-- Start of Raw data --

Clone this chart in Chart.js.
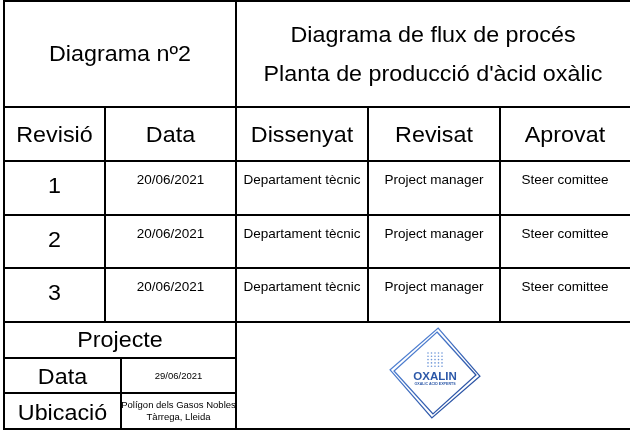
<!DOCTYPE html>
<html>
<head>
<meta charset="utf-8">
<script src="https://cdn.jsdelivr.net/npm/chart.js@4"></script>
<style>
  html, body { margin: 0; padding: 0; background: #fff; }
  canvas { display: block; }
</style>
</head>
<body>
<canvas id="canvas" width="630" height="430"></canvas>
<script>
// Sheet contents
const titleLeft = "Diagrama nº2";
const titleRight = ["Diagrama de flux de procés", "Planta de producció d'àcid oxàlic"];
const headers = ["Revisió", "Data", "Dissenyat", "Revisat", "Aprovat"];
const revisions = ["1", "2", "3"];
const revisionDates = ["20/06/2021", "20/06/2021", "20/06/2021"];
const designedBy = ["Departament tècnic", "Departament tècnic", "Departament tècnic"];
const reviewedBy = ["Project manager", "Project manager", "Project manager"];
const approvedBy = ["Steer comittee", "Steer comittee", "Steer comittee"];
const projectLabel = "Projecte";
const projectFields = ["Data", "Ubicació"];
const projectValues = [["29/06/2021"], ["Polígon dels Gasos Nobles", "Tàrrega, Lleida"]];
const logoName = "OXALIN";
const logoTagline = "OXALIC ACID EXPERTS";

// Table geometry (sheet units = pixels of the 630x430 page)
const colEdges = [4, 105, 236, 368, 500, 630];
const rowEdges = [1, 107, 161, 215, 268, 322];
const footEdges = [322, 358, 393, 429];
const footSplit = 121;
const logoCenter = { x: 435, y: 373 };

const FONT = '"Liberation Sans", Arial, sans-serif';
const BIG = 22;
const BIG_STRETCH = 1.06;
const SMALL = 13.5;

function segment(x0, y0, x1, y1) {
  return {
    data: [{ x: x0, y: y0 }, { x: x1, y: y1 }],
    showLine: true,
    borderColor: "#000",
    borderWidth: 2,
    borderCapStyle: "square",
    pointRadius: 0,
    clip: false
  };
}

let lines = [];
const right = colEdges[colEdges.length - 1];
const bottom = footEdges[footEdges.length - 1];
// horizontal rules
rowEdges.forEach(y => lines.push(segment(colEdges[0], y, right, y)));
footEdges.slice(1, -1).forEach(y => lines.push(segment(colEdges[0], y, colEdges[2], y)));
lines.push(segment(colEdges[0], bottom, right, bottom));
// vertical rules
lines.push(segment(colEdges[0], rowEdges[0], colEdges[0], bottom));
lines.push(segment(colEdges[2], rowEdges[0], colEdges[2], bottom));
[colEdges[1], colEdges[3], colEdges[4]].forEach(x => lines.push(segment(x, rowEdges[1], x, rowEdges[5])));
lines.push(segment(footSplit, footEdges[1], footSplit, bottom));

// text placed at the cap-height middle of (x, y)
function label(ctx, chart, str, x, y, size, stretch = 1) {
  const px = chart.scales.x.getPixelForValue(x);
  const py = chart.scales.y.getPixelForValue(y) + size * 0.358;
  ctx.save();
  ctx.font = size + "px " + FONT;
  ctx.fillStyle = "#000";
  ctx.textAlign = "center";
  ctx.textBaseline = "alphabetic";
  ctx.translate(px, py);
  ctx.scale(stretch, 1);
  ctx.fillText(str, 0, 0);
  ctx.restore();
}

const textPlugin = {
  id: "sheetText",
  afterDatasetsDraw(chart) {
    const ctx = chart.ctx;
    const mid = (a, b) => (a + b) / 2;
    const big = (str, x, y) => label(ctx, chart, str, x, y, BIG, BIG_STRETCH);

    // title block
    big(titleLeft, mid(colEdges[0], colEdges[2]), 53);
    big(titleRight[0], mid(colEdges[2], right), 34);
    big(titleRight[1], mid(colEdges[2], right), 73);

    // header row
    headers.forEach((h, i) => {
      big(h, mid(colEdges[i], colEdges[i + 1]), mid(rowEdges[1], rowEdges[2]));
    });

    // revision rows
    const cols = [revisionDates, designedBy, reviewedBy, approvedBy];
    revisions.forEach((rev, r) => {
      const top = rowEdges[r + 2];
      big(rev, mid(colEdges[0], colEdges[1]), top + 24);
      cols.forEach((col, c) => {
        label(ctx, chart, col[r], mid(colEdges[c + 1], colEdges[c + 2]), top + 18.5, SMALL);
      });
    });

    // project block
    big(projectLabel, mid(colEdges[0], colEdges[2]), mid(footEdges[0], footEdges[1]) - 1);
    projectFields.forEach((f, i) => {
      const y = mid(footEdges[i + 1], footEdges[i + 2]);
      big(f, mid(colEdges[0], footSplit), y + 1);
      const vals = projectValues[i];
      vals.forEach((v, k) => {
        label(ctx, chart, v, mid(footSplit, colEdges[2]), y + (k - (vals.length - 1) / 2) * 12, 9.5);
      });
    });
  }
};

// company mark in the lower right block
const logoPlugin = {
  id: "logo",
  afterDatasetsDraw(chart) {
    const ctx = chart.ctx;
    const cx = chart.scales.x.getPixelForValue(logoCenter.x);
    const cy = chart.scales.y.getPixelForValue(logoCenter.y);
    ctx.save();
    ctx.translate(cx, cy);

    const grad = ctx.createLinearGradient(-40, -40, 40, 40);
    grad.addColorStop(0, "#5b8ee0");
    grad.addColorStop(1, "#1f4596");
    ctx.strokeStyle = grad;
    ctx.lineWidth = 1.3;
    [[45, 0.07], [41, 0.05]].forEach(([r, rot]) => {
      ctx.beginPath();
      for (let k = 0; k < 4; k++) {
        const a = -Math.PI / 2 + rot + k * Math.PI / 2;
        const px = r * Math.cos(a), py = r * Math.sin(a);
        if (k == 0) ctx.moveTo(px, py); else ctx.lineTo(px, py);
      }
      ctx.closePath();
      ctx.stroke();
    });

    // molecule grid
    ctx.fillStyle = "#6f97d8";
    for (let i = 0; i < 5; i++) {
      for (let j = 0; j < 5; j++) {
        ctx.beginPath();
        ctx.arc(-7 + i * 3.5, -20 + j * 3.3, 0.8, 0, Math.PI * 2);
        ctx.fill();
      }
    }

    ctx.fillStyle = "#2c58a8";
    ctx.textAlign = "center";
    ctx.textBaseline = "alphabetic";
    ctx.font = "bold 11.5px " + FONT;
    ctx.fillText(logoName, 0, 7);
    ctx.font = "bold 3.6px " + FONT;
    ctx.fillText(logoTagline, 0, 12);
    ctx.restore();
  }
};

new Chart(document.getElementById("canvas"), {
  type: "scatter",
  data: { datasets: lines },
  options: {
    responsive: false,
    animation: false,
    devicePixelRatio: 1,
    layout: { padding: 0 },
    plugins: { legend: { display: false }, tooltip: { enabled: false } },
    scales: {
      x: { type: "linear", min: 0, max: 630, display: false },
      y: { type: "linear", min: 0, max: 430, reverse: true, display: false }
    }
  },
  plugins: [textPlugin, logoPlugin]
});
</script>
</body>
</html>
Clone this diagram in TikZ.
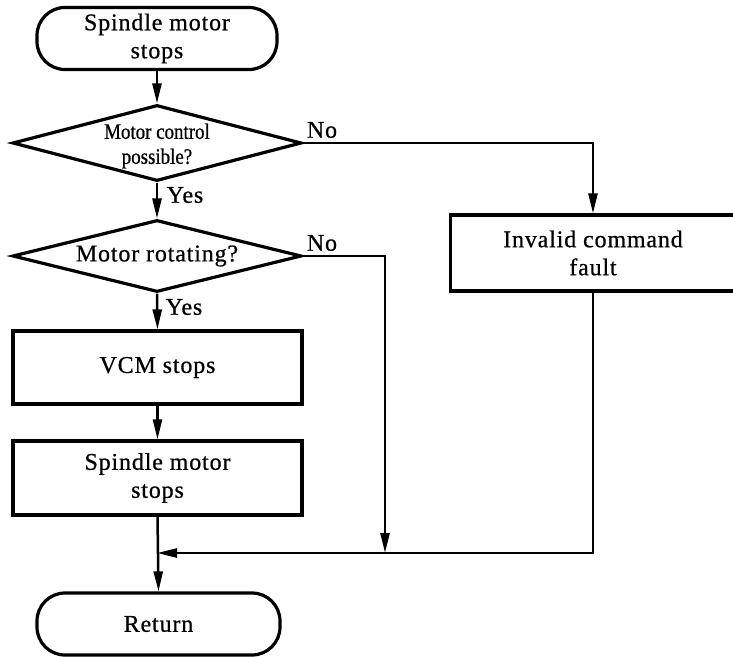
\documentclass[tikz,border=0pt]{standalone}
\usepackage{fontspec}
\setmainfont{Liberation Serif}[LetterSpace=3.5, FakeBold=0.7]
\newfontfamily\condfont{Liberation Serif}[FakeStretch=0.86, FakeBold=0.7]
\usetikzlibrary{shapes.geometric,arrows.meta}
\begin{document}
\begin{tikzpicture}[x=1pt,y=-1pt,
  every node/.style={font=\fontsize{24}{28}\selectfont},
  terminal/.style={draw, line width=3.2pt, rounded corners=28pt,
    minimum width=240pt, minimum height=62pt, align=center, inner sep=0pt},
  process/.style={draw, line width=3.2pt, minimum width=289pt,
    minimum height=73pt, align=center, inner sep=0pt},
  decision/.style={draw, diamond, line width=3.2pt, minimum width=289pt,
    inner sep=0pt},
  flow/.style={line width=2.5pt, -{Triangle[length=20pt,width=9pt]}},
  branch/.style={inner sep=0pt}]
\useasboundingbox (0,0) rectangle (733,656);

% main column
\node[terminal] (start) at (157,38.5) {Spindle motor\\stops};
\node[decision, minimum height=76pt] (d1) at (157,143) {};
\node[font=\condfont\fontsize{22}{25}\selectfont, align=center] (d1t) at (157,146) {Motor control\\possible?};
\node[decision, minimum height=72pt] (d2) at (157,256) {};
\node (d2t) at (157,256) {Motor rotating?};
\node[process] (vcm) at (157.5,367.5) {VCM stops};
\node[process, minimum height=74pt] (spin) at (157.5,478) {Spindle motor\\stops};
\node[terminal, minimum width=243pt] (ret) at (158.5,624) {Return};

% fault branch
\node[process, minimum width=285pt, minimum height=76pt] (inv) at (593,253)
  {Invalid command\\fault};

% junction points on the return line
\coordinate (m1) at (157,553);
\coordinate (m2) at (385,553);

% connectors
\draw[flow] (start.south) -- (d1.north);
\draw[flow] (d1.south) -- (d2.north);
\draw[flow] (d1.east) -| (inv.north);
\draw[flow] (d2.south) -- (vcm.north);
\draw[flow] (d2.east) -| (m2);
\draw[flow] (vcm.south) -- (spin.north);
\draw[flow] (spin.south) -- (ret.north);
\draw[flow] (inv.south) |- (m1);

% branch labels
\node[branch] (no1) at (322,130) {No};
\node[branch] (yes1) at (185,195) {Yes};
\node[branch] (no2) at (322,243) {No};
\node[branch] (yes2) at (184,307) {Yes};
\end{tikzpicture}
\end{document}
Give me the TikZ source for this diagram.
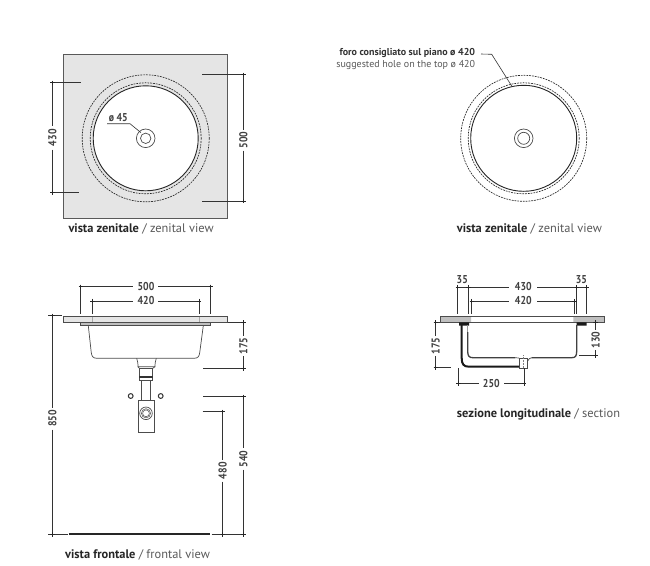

-- End of Raw data --

**What to produce:** Say how many lines in the entries contain the string "Clone", and leave out everything else.

**Exercise solution:** 2